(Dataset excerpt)
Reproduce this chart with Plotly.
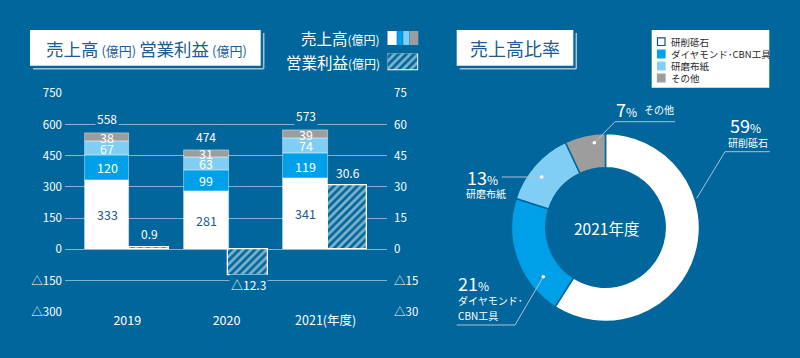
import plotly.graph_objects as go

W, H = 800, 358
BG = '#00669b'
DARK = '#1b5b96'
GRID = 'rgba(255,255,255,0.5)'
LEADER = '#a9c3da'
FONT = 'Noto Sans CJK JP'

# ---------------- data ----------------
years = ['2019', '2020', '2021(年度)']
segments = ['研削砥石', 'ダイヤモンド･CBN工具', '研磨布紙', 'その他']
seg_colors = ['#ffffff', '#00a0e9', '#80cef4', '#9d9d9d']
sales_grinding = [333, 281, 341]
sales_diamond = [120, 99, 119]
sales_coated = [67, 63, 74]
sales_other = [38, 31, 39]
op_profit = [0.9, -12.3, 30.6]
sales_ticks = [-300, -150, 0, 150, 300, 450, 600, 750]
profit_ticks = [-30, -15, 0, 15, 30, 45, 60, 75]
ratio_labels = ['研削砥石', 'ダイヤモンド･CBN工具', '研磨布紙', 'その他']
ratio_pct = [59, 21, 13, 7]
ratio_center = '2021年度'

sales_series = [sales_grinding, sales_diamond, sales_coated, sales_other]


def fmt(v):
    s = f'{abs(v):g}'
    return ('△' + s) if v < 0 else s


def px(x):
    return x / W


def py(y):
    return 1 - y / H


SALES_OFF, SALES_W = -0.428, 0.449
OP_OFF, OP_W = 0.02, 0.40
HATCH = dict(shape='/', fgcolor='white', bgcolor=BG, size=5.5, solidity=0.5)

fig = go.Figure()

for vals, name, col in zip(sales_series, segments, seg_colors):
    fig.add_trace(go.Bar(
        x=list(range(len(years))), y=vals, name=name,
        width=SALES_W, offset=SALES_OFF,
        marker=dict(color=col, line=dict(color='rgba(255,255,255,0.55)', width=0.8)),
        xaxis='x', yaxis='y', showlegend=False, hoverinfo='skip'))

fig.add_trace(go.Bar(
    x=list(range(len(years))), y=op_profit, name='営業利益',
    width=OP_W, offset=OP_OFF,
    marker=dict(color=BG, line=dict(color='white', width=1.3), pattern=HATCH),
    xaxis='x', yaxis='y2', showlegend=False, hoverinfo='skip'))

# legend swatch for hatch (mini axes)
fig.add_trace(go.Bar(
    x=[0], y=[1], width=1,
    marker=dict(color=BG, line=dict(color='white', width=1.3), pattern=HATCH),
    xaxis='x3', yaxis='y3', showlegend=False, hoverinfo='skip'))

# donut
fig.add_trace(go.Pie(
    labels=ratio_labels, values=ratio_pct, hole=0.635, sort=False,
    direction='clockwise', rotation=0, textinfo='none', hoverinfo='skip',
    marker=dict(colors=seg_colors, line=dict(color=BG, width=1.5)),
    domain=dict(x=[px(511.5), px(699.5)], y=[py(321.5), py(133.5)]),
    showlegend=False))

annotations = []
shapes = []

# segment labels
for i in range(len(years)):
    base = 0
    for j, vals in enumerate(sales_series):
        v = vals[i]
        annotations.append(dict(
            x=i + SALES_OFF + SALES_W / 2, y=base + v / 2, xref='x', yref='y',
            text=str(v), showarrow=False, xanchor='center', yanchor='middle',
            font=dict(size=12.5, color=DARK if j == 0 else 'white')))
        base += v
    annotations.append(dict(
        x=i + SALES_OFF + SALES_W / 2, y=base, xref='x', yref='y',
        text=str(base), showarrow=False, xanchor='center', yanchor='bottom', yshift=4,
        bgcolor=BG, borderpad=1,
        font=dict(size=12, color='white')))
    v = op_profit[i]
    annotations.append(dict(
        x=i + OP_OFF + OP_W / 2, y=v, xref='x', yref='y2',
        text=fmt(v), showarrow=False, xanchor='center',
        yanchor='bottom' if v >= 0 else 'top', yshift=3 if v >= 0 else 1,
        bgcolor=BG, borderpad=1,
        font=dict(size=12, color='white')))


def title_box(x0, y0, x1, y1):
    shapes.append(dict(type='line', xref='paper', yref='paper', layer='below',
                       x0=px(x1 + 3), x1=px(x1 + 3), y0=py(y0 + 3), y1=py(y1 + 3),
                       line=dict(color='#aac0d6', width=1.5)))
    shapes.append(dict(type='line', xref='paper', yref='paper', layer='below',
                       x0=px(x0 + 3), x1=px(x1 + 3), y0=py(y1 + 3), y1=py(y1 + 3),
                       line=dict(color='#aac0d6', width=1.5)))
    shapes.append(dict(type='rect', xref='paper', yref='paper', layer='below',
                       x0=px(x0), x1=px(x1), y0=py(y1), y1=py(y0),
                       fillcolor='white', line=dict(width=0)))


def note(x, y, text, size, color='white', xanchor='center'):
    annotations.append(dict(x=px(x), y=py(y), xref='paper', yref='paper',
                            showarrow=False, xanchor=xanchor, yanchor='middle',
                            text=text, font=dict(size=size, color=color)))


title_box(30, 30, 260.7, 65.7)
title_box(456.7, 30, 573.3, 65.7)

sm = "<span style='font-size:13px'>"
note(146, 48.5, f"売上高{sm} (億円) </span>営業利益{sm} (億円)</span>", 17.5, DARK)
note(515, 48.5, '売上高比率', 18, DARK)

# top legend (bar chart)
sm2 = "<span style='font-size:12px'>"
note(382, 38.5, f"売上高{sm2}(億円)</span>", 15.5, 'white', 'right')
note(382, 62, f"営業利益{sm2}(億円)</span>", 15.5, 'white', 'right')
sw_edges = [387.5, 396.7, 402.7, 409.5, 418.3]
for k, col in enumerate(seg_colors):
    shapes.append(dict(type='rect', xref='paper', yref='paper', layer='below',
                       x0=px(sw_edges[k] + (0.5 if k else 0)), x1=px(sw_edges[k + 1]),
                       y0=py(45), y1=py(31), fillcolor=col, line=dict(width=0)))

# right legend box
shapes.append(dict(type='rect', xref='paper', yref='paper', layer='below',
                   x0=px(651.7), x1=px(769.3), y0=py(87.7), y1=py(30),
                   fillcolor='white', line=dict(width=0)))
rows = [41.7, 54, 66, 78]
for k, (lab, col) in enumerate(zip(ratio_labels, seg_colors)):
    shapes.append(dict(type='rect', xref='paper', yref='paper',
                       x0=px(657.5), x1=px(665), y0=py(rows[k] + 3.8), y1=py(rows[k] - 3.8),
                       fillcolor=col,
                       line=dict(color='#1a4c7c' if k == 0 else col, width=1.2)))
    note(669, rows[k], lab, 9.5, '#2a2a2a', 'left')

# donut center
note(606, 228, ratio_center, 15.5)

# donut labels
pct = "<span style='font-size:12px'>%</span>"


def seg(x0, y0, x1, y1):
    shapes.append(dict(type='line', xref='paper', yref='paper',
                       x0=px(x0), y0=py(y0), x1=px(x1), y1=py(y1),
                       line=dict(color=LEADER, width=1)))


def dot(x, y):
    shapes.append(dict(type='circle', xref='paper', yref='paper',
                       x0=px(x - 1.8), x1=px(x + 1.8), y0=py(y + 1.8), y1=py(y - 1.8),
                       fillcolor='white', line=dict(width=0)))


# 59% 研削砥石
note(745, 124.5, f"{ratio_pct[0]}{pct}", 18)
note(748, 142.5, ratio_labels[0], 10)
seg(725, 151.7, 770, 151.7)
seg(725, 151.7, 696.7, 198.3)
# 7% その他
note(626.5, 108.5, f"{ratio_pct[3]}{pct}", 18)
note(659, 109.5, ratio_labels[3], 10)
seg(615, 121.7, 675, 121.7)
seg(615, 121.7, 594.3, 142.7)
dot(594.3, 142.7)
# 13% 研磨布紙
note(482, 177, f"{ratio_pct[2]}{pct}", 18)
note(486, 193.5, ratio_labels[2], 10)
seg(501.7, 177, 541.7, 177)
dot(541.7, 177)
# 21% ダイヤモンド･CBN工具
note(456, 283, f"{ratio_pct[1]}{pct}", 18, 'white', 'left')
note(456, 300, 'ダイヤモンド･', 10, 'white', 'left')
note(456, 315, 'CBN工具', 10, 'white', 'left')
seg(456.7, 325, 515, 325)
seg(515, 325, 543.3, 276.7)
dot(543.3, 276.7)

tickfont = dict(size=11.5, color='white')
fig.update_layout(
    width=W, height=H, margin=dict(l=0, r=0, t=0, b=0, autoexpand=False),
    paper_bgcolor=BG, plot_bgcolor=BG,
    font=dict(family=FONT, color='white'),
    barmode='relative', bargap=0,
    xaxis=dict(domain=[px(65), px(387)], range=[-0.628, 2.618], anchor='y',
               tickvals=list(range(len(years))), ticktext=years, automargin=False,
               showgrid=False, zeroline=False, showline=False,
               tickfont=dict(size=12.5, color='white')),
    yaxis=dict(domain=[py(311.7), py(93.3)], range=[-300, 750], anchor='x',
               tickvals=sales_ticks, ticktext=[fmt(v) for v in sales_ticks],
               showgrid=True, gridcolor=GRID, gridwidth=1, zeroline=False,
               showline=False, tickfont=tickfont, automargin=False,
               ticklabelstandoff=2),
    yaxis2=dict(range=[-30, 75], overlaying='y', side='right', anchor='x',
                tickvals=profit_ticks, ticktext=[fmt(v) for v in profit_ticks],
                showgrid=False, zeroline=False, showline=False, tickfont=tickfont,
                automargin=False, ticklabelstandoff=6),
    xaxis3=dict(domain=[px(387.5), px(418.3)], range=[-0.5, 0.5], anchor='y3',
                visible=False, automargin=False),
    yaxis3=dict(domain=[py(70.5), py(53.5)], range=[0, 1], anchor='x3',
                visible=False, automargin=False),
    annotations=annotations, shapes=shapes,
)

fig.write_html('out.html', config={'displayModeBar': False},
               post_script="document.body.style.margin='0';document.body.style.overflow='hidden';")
---
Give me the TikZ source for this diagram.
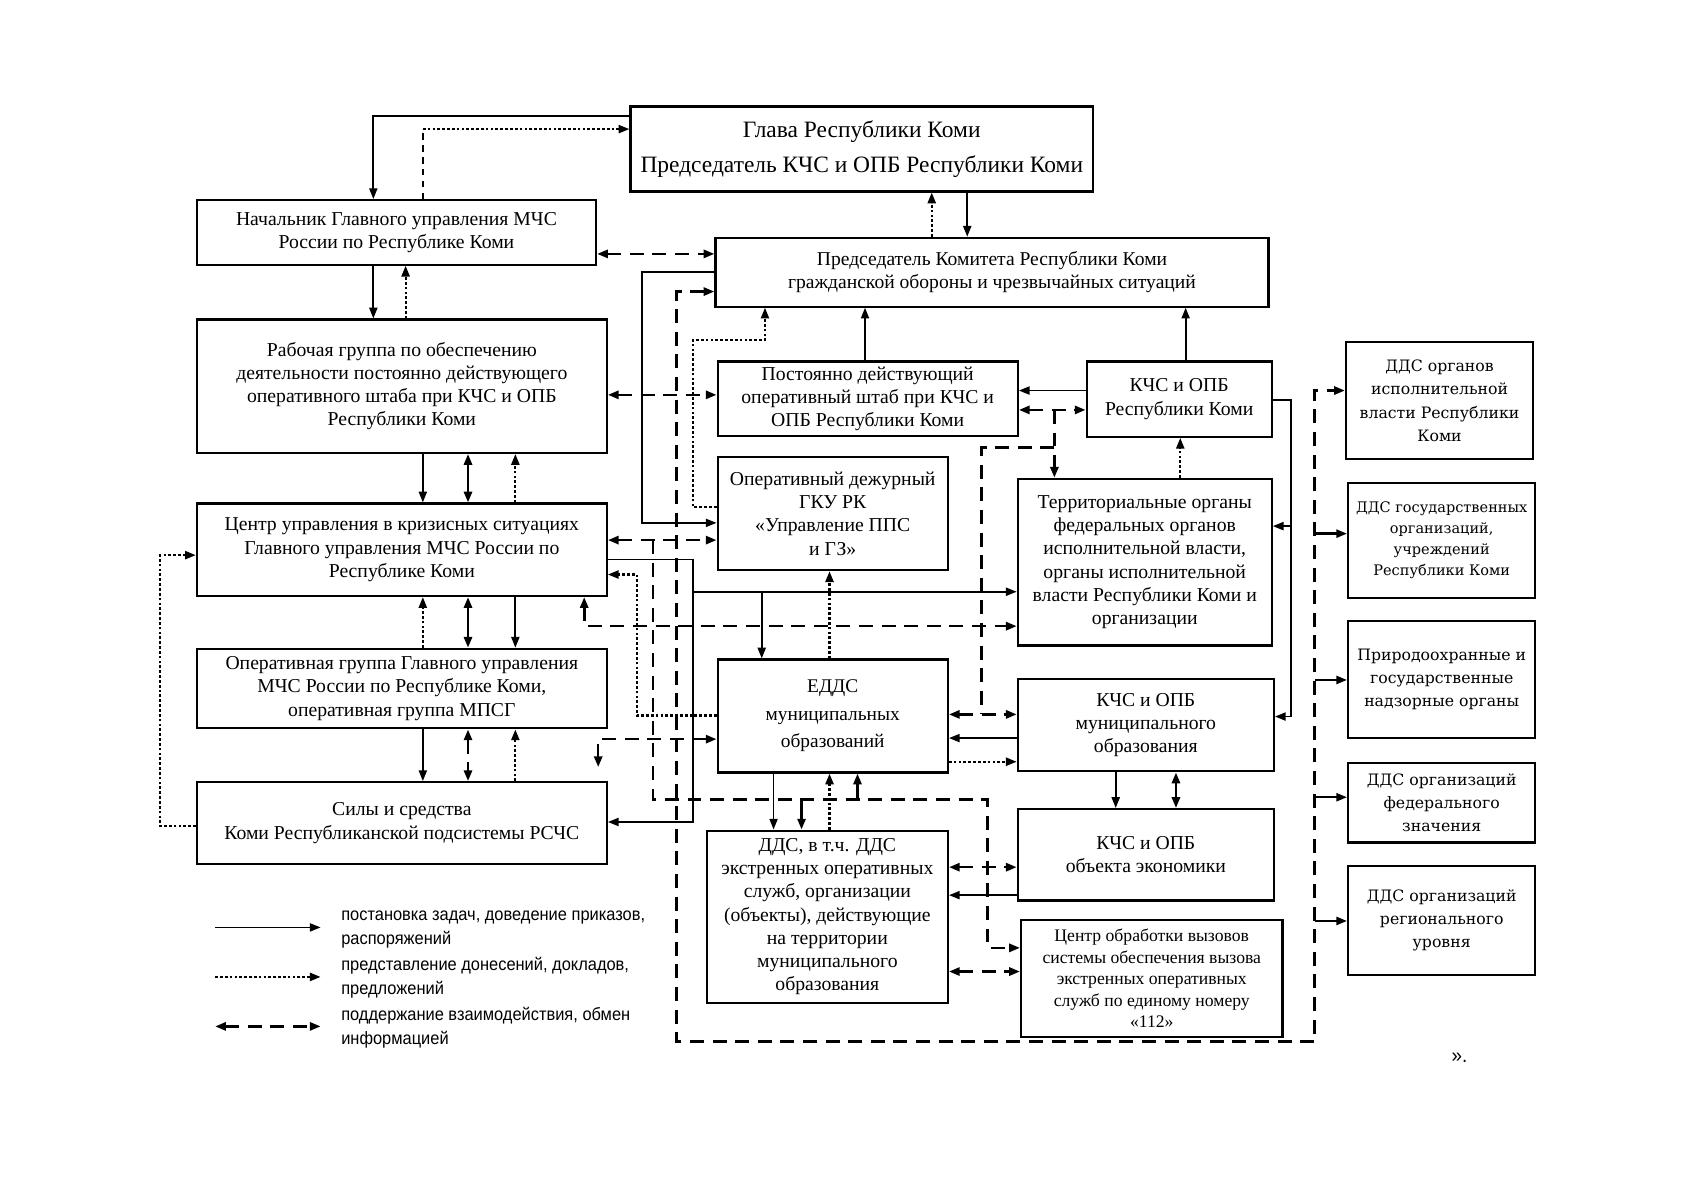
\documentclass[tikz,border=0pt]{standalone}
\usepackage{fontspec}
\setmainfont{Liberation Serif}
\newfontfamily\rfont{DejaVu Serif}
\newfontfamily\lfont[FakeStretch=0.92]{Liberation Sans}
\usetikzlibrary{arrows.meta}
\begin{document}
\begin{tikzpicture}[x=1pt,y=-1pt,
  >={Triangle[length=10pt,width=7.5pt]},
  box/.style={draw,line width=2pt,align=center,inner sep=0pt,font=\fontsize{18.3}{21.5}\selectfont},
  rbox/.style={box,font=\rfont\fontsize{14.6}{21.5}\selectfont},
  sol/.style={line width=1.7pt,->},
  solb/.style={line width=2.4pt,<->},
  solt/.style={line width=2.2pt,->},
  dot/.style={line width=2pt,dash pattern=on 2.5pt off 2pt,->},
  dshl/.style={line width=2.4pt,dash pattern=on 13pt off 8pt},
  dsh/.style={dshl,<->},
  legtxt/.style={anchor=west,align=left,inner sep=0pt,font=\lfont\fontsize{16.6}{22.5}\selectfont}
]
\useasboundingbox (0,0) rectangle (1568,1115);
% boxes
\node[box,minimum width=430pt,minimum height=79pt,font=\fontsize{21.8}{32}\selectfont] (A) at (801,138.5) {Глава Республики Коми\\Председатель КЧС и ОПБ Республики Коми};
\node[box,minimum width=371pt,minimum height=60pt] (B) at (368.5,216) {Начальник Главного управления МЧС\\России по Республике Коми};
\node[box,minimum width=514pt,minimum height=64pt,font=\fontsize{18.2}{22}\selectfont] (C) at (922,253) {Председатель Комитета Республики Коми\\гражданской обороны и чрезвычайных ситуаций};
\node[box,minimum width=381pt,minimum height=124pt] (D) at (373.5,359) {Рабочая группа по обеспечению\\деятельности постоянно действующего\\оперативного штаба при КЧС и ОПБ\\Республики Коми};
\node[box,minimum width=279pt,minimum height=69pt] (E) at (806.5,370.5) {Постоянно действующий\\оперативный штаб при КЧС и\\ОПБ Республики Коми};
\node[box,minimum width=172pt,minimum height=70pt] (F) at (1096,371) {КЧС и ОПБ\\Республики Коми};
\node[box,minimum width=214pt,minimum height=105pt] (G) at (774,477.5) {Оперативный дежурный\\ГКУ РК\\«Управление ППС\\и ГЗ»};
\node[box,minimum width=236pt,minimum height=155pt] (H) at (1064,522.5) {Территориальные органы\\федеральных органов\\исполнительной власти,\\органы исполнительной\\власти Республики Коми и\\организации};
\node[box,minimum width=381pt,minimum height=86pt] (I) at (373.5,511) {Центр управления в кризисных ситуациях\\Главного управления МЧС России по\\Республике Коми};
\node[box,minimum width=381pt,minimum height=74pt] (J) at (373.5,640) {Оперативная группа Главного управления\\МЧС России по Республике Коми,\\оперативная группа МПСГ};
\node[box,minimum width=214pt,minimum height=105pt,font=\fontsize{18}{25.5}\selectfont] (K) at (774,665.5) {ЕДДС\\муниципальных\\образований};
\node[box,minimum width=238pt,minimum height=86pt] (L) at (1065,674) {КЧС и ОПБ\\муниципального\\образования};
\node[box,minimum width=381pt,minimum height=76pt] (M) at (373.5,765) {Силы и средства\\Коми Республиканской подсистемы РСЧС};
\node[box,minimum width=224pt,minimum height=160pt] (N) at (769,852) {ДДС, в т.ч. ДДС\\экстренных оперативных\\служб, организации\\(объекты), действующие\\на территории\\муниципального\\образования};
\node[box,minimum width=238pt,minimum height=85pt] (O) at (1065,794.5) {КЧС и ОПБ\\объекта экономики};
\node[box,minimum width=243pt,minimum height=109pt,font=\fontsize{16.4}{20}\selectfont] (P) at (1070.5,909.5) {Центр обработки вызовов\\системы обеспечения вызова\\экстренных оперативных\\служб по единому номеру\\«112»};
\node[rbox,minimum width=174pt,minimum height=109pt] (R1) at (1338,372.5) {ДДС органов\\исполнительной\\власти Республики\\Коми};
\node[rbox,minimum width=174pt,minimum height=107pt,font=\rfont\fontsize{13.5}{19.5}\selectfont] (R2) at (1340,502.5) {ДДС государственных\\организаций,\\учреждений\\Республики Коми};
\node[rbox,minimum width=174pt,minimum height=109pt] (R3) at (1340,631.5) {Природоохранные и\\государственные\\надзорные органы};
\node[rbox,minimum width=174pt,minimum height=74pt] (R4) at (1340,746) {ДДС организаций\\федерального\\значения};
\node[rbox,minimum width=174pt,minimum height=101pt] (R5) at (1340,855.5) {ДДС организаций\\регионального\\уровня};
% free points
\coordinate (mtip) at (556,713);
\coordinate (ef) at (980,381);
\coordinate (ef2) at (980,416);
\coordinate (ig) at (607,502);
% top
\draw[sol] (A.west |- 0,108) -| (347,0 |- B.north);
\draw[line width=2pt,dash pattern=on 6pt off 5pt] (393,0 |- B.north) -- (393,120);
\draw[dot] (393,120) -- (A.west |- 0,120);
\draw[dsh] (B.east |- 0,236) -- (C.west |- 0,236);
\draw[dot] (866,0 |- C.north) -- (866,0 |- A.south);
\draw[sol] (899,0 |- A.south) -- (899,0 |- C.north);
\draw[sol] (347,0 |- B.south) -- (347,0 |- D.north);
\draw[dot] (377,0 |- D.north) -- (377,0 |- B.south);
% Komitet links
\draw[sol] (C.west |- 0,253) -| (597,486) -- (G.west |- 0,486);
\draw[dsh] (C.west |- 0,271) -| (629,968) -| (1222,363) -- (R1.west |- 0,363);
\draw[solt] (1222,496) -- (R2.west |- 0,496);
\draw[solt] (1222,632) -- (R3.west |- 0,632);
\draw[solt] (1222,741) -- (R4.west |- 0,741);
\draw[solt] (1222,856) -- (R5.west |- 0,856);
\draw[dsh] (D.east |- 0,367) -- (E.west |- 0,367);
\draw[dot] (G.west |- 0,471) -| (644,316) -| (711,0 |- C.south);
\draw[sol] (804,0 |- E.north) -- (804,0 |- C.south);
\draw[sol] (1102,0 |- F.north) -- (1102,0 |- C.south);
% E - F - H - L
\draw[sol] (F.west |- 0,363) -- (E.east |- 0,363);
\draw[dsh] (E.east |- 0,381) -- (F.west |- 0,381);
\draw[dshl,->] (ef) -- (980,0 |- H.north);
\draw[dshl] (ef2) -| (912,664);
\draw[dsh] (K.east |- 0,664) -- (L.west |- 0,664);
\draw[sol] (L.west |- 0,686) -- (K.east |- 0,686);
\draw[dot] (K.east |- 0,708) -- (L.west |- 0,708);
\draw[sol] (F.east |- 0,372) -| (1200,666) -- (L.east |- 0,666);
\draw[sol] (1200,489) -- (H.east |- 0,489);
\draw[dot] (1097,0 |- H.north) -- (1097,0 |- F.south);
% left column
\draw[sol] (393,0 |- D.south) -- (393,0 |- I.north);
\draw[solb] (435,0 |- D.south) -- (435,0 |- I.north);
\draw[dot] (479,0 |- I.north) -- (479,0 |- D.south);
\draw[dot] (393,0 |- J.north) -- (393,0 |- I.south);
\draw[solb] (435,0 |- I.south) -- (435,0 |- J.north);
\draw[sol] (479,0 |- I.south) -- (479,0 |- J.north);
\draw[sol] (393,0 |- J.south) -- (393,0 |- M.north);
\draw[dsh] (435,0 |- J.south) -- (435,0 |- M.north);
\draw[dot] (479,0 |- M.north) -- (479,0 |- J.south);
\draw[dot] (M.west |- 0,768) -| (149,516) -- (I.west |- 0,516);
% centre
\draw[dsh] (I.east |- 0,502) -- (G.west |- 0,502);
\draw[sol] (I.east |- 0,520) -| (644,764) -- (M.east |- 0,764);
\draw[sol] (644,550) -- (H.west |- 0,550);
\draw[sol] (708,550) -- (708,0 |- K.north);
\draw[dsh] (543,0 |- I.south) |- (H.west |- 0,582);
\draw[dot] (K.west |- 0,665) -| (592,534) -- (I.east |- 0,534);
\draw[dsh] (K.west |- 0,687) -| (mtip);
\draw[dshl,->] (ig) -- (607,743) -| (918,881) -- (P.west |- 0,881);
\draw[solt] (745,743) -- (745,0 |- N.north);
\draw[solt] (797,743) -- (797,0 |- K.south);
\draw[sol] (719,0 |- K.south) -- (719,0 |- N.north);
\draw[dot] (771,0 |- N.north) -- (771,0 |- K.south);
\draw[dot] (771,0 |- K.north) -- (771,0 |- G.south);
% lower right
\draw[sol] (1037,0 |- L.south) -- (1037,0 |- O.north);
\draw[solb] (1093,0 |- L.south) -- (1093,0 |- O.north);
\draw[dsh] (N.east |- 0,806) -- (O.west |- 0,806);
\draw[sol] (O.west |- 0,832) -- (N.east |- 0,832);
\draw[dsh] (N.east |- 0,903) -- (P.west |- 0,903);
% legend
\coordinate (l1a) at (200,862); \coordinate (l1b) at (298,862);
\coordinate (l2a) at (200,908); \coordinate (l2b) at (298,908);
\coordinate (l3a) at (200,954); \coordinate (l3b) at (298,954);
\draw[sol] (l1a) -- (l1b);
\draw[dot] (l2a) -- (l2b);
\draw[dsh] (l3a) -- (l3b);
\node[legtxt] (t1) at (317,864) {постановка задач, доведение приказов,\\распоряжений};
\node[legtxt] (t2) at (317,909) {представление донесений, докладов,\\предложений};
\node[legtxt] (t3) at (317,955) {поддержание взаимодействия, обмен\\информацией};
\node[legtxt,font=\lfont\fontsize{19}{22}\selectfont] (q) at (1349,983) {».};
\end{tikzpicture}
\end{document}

Given request:
Do not include pictures. Give again exactly the lines starting at the one with "Reproduce this chart with Plotly." and ending at the one with "FONT = 'Noto Sans CJK JP'", both included.

Result for this task:
Reproduce this chart with Plotly.
import plotly.graph_objects as go

W, H = 800, 358
BG = '#00669b'
DARK = '#1b5b96'
GRID = 'rgba(255,255,255,0.5)'
LEADER = '#a9c3da'
FONT = 'Noto Sans CJK JP'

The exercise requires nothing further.